Do you not know that your bodies are temples of the Holy Spirit, who is in you, whom you have received from God? You are not your own; you were bought at a price. Therefore honor God with your bodies.

A church sexton once told me that he believed how the building and surrounding property looked on the outside spoke to the spiritual health of the congregation. If your body is a temple, are you performing the maintenance required to keep it clean, sturdy and functioning optimally? I am not saying we all need to be athletes and supermodels… Just that we need to invest some time and energy in our health and fitness. You and your spouse could find ways to exercise as a couple; hikes and bike rides, walking the boardwalks and beaches, whatever you both enjoy... do it together! Get some quality time as well as the fitness benefits.
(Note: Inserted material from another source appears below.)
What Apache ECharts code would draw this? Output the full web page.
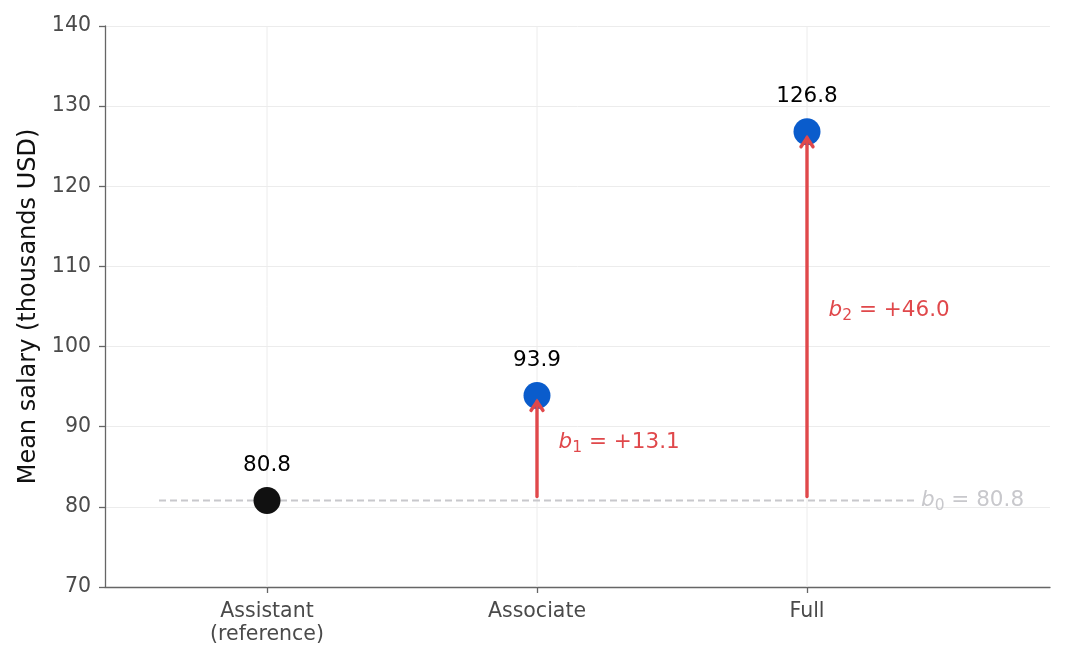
<!DOCTYPE html>
<html>
<head>
<meta charset="utf-8">
<script src="https://cdn.jsdelivr.net/npm/echarts@6/dist/echarts.min.js"></script>
<style>
  html, body { margin: 0; padding: 0; background: #fff; }
  #chart { width: 1068px; height: 663px; }
</style>
</head>
<body>
<div id="chart"></div>
<script>
// rank categories and their mean salaries (thousands USD)
const ranks = ['Assistant\n(reference)', 'Associate', 'Full'];
const means = [80.8, 93.9, 126.8];
const pointColors = ['#111111', '#0a5ccc', '#0a5ccc'];
// dummy-coded effects relative to the reference
const coefNames = ['b0', 'b1', 'b2'];
const coefValues = [80.8, 13.1, 46.0];
const yTicks = [70, 80, 90, 100, 110, 120, 130, 140];

const RED = '#e0484b';
const FONT = 'DejaVu Sans';
const b0 = coefValues[0];

// rich text for italic b with subscript
function coefText(i, txt) {
    return '{it|b}{sub|' + i + '}{n| = ' + txt + '}';
}
function richStyle(color) {
    return {
        it: { fontStyle: 'italic', fontSize: 21.5, fontFamily: FONT, color: color, fill: color, lineHeight: 28 },
        sub: { fontSize: 15.5, fontFamily: FONT, color: color, fill: color, lineHeight: 28, verticalAlign: 'bottom' },
        n: { fontSize: 21.5, fontFamily: FONT, color: color, fill: color, lineHeight: 28 }
    };
}

var chart = echarts.init(document.getElementById('chart'));

var option = {
    backgroundColor: '#ffffff',
    animation: false,
    grid: { left: 105, right: 18, top: 26, bottom: 76 },
    xAxis: {
        type: 'value',
        min: -0.6,
        max: 2.9,
        axisLine: { show: true, onZero: false, lineStyle: { color: '#666', width: 1.3 } },
        axisTick: { show: true, inside: false, length: 6, customValues: [0, 1, 2], lineStyle: { color: '#666', width: 1.3 } },
        axisLabel: {
            customValues: [0, 1, 2],
            margin: 13,
            color: '#4a4a4a',
            fontSize: 20.5,
            fontFamily: FONT,
            lineHeight: 23,
            formatter: function (v) { return ranks[Math.round(v)]; }
        },
        splitLine: { show: false }
    },
    yAxis: {
        type: 'value',
        min: yTicks[0],
        max: yTicks[yTicks.length - 1],
        interval: 10,
        name: 'Mean salary (thousands USD)',
        nameLocation: 'middle',
        nameGap: 62,
        nameTextStyle: { color: '#111', fontSize: 24, fontFamily: FONT },
        axisLine: { show: true, onZero: false, lineStyle: { color: '#666', width: 1.3 } },
        axisTick: { show: true, inside: false, length: 6, lineStyle: { color: '#666', width: 1.3 } },
        axisLabel: { color: '#4a4a4a', fontSize: 20.5, fontFamily: FONT, margin: 14, padding: [4, 0, 0, 0] },
        splitLine: { show: true, lineStyle: { color: '#ececec', width: 1 } }
    },
    series: [
        {
            // vertical grid lines at the categories
            type: 'custom',
            z: 1,
            silent: true,
            data: ranks.map(function (r, i) { return [i]; }),
            renderItem: function (params, api) {
                var p0 = api.coord([api.value(0), yTicks[0]]);
                var p1 = api.coord([api.value(0), yTicks[yTicks.length - 1]]);
                return {
                    type: 'line',
                    shape: { x1: p0[0], y1: p0[1], x2: p1[0], y2: p1[1] },
                    style: { stroke: '#ececec', lineWidth: 1 }
                };
            }
        },
        {
            // reference line at b0
            type: 'line',
            z: 2,
            silent: true,
            showSymbol: false,
            data: [[-0.4, b0], [2.4, b0]],
            lineStyle: { color: '#c8c8cc', width: 2, type: [7, 4] },
            endLabel: {
                show: true,
                formatter: function () { return coefText(0, b0.toFixed(1)); },
                rich: richStyle('#c8c8cc'),
                distance: 6
            }
        },
        {
            // group means
            type: 'scatter',
            z: 4,
            symbolSize: 27,
            itemStyle: { opacity: 1 },
            data: means.map(function (m, i) {
                return { value: [i, m], itemStyle: { color: pointColors[i], opacity: 1 } };
            }),
            label: {
                show: true,
                position: 'top',
                distance: 11,
                color: '#000',
                opacity: 1,
                fontSize: 21.5,
                fontFamily: FONT,
                formatter: function (p) { return p.value[1].toFixed(1); }
            }
        },
        {
            // arrows showing b1, b2 (drawn above the points)
            type: 'custom',
            z: 5,
            silent: true,
            data: [[1, means[1], coefValues[1]], [2, means[2], coefValues[2]]],
            renderItem: function (params, api) {
                var x = api.value(0);
                var top = api.coord([x, api.value(1)]);
                var bot = api.coord([x, b0]);
                var tipY = top[1] + 6;
                var startY = bot[1] - 4;
                var mid = api.coord([x + 0.08, (b0 + api.value(1)) / 2]);
                var idx = params.dataIndex + 1;
                return {
                    type: 'group',
                    children: [
                        {
                            type: 'line',
                            shape: { x1: top[0], y1: startY, x2: top[0], y2: tipY },
                            style: { stroke: RED, lineWidth: 3.4, lineCap: 'round' }
                        },
                        {
                            type: 'polyline',
                            shape: { points: [[top[0] - 6, tipY + 9], [top[0], tipY], [top[0] + 6, tipY + 9]] },
                            style: { stroke: RED, lineWidth: 3.4, fill: null, lineCap: 'round', lineJoin: 'miter' }
                        },
                        {
                            type: 'text',
                            x: mid[0],
                            y: mid[1] - 6,
                            style: {
                                text: coefText(idx, '+' + api.value(2).toFixed(1)),
                                rich: richStyle(RED),
                                fill: RED,
                                align: 'left',
                                verticalAlign: 'middle'
                            }
                        }
                    ]
                };
            }
        }
    ]
};

chart.setOption(option);
</script>
</body>
</html>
Metaphorically, how does movement apply to being married? Relationships can be sedentary too! Especially over time, spouses can take each other for granted, assume they know all there is to know, think they understand how their partner will act and react, and how to love them accordingly. Behaviors that don’t change though, become ruts and things become stagnant. To avoid stagnation, there are things we can do. Always strive to learn new things about each other. Have scheduled times to check in, to talk about matters great and small. Ask questions like: How are things at work? What are you worried about? Excited for? Scared of? Am I helping enough around the house? With the kids? How can I love you better? Ask questions, and then LISTEN; not to respond but to understand. Then act on what you learn.


Just like how we treat each other can fall into a rut, so too can our activities become dull if they are always the same. Make a point to do new things and experience them together. Shared memories strengthen bonds and can cause the brain to act as it did when the relationship was new. Pastor Tommy Nelson, in his Song of Solomon study said “Relationships are always either improving or regressing. If yours is stagnant, it's actually going backwards.” Be cognizant of the state of your union, and work hard to keep it “moving” in a positive direction!